Horse owners I interviewed for my pilot investigation into the effects of horse training method on horse welfare and the horse-human relationship made their choices based on how they felt their horse felt. How the horse felt about training was important in determining the success of any attempt to train them, regardless of the actual activity engaged in. An unhappy horse set off a process of problem solving by process of elimination: trialling tried and trusted techniques, talking to their friends and familiar professionals, and then reaching further afield, to the internet, books and magazines. This process went in cycles, always referring back to the horse to determine success or failure.
Delving further with my investigation, I set up the opportunity for horse owners to trial three ways of training the same behaviour in three of their own horses. To teach each horse to lower their head for food, pressure release plus food, or pressure release alone. I gave basic instruction, without divulging technical information that might influence my participants beyond the simple experience. Just from watching I could see that my human participants preferred to give food, because they felt they were rewarding their horse. One owner hated using pressure release alone because it made her feel mean. All of the owners rated higher levels of equine enjoyment when using food compared to only using pressure release – even though all three methods were equally effective in getting the desired behaviour from the horse. The horse’s feelings and enthusiasm for the activity mattered.

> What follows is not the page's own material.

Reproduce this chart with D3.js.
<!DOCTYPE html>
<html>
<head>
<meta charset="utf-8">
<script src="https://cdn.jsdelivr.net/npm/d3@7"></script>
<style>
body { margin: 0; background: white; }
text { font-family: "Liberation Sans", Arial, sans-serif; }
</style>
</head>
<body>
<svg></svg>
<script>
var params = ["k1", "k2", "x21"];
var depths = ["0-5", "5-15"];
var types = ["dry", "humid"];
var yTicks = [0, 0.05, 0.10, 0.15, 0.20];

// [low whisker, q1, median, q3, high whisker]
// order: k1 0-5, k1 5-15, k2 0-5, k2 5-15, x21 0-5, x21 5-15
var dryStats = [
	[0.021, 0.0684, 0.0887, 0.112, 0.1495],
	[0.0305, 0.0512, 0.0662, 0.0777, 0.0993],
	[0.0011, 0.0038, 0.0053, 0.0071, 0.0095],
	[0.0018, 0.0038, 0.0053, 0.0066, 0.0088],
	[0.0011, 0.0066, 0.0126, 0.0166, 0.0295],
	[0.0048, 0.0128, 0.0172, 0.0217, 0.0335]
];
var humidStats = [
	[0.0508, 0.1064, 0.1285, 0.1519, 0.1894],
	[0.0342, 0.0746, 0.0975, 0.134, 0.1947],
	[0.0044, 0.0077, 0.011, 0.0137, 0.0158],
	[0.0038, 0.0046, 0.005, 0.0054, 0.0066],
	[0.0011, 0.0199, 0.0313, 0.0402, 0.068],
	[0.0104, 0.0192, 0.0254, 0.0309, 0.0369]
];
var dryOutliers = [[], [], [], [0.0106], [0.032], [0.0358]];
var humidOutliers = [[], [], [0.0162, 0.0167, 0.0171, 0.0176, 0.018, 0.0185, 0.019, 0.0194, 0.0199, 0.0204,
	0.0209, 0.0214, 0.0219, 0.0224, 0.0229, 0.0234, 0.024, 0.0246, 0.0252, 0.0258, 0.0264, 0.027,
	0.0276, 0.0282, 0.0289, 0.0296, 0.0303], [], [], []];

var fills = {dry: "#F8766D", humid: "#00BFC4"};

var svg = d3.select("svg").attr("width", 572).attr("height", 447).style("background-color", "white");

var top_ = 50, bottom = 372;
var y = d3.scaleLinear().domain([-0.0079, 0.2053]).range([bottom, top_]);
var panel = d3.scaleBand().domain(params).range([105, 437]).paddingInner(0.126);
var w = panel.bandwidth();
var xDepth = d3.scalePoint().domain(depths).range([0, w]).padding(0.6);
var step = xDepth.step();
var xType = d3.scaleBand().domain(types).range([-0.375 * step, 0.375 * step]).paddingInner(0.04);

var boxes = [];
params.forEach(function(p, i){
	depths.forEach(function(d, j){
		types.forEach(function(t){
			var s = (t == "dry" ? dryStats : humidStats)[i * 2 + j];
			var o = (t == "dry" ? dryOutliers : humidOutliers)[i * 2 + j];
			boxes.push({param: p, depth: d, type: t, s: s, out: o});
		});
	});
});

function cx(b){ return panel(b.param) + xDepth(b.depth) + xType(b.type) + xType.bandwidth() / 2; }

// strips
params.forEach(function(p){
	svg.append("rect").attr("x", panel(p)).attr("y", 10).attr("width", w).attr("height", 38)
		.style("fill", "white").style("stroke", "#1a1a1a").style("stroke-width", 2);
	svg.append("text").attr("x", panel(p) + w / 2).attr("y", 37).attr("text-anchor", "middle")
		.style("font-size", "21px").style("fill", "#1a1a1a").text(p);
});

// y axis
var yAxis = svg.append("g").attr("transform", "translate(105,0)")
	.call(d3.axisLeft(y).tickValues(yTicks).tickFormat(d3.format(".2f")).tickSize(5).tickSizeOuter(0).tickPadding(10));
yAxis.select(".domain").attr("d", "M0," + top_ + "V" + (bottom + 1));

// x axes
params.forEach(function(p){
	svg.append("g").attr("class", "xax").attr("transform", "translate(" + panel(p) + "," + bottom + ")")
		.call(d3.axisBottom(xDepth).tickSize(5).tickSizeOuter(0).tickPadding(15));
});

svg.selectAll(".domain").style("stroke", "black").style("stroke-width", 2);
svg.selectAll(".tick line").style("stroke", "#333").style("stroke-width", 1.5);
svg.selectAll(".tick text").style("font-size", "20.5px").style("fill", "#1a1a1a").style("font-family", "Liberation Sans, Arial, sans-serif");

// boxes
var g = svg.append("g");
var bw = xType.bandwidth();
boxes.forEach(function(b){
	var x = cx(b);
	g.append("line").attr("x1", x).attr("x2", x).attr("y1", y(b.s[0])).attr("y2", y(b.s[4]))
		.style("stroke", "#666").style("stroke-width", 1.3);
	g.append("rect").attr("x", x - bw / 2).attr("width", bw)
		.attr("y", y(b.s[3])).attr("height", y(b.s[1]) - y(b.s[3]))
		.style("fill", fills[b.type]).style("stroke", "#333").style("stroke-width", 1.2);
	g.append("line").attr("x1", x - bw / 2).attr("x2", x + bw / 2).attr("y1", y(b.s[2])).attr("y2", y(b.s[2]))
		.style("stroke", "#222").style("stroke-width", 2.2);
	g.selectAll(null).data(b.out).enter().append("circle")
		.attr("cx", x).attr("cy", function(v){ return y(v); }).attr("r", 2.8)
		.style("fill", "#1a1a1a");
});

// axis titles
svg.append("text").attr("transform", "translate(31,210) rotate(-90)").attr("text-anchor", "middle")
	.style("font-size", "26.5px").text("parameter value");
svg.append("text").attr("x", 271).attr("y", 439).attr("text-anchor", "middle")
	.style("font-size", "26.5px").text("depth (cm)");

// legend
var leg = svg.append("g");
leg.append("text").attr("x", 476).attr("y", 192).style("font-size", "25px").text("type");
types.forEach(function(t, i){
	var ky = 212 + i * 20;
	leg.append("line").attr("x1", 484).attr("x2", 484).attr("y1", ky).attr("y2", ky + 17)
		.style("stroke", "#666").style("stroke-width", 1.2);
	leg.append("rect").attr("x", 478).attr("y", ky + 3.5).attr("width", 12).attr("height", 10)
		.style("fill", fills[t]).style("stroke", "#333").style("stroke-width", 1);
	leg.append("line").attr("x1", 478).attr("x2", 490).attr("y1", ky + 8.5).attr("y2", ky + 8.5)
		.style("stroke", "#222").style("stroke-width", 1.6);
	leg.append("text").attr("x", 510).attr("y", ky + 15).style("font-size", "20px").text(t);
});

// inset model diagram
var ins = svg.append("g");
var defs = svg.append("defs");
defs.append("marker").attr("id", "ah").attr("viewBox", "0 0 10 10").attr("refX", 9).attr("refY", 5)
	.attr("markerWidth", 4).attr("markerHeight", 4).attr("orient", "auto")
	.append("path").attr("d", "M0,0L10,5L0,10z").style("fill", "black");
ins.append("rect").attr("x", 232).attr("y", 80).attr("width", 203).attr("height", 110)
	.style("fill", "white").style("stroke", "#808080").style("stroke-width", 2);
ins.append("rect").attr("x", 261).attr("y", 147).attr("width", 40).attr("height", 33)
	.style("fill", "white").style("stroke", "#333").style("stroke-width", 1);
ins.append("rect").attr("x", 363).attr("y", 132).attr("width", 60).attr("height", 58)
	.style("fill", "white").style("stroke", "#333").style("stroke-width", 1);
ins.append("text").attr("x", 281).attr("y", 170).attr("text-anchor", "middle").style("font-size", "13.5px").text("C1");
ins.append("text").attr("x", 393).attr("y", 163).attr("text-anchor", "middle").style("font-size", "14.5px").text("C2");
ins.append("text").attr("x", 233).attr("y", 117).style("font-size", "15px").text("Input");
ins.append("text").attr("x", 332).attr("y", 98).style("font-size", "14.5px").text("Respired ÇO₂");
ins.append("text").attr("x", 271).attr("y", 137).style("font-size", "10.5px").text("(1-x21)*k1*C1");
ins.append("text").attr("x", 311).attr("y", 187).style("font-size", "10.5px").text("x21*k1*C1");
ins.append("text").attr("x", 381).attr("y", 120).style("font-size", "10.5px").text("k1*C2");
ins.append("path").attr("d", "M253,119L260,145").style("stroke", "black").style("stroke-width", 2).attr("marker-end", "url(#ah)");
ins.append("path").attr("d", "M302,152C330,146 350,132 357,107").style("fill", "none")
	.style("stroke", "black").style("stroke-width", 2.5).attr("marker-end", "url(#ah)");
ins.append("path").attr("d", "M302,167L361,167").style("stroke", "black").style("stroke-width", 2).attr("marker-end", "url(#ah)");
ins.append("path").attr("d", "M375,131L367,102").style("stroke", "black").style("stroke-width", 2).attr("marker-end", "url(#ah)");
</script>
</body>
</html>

There was a dark side though. Even although the food rewards generated such positive feelings, and did result in two out of the three human participants seeking tuition in reward based training for their horses after the study was over, there was an elephant in the room. The food taboo. The power of traditional beliefs and community belonging cannot be underestimated, and I believe they can trump an owner’s feel for their horse, and only experiencing the horse’s feelings can overcome this. More than one participant stated that it was ‘wrong’ to use food to train the horse, even though they never declared the reason why. There was guilty feeling for having trained so successfully with food, but it didn’t necessarily stop them from doing so, or there would have been no lessons later!
The next step (apart from further study to scientifically validate such preliminary findings) is to solve the problem – how can we provide a wider experience of horsemanship practice, so that owners can choose with their (horse’s) heart?